Older and younger generations are using social media in different way to communicate and see what is going on in our current world.
Though it crosses generations and nationalities and can be found just about everywhere on earth, each generation uses social media differently, and for different purposes. Gen Z and millennials have mostly grown up with social media being an everyday part of their life. Older generations, those who did not grow up with it, interact with it much differently.
For example, Gen Z, (people born between the late 90s and the early 2010s), favor Snapchat, TikTok, YouTube, and Instagram. Primarily, this generation (which includes most of the students on Williston’s campus), prefer short form content and videos. Millennials (those born between 1981 and 1996), mix in YouTube and Instagram, but they also use Facebook. Boomers and Gen X primarily use Facebook and YouTube, if anything.
Gen Alpha is our first generation fully growing up in a fully digital world, with social media and 24-hour access to information. According to eacf.org about 40% of Gen Alpha have a tablet by age two; 58% have one by age four; and almost one in four kids has a personal cell phone by age eight.
As a result, they are engaging with social media early on in their development and showing preferences for certain apps and platforms. This can be a good and bad thing: kids have access to information allowing them to learn, but they also have access to everything else.
JJ Johnson, a junior from Lancaster, Pa., uses social media apps when he is bored, but noted a difference each social media platform provides.
“Instagram I would say is more about how my life is in a nutshell,” JJ said. “Snapchat I use more to speak with my friends and stay in touch.”
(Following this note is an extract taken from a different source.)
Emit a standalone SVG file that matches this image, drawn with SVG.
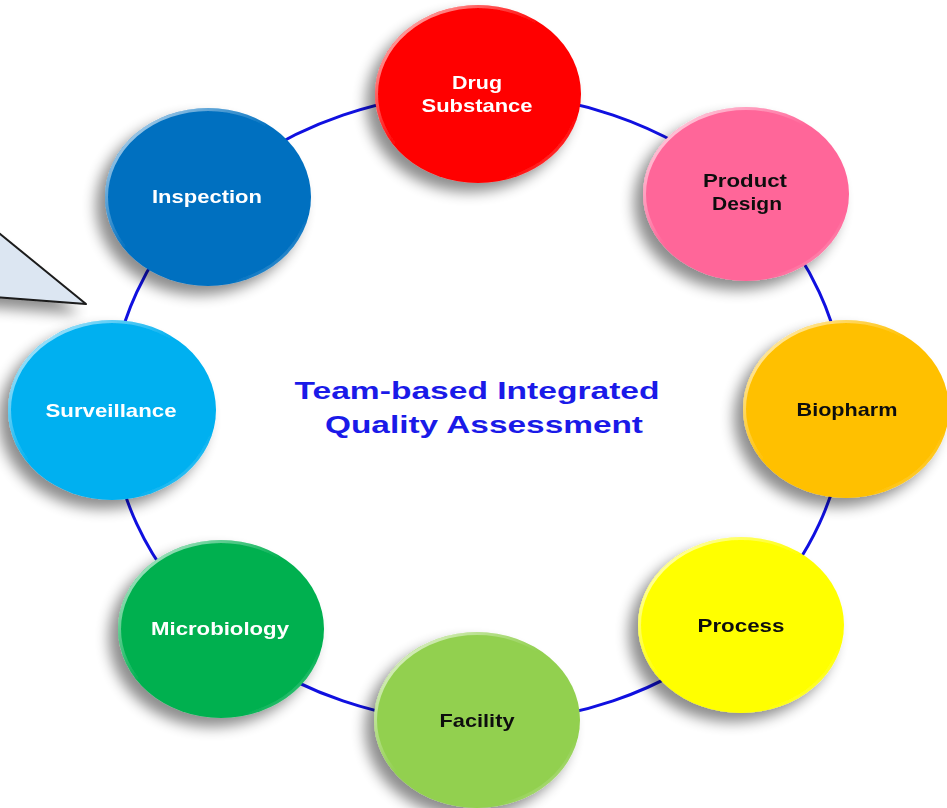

JJ believes social media is what you make of it.
“I don’t think it’s a bad thing but also don’t think it’s a great thing.”
With the new phone rules at Williston this year, JJ has been using his phone a lot less.
“Now that I am here at Williston my phone usage has dropped a ton,” he said. “I would say I’m on my phone for about two to three hours of the day.”
Skyler Walker, a senior boarder from Barrington, R.I., uses a variety of social media apps, including Snapchat, Instagram, TikTok, VSCO, and Twitter, and believes that social media has a positive impact on our society.
“It lets people connect, especially if they are far away and don’t get to see each other a lot,” said Skyler. “It lets people stay in touch easier and know what’s going on with others.”
Zola Piekarski a senior boarding student from Concord, Mass., has social media but not a large presence on her socials.
Zola believes social media has both negative and positive impacts on our society.
“I think it allows you to stay in touch and communicate with friends and family,” she said. “But then it also has a negative effect where sometimes people become completely dependent on it. I think people totally abuse it and spend too much time on it.”
Zola uses social media primarily for entertainment, she said.
Kirsten Blaesing, a Science teacher at Williston, isn’t big on social media.
“I mainly use Facebook and Instagram,” she said. “I keep in touch with family and friends, I get some news sources and to follow celebrities.”
Blaesing also says that social media has both negative and positive impacts to our society.
“I think the positive being able to keep in touch and make connections with other people that have similar interest,” she said. “But it can also be negative because you can end up scrolling for hours and wasting time. Also, mental health issues can be a problem. Seeing images of people with filters and Photoshop can take a toll mentally on you.”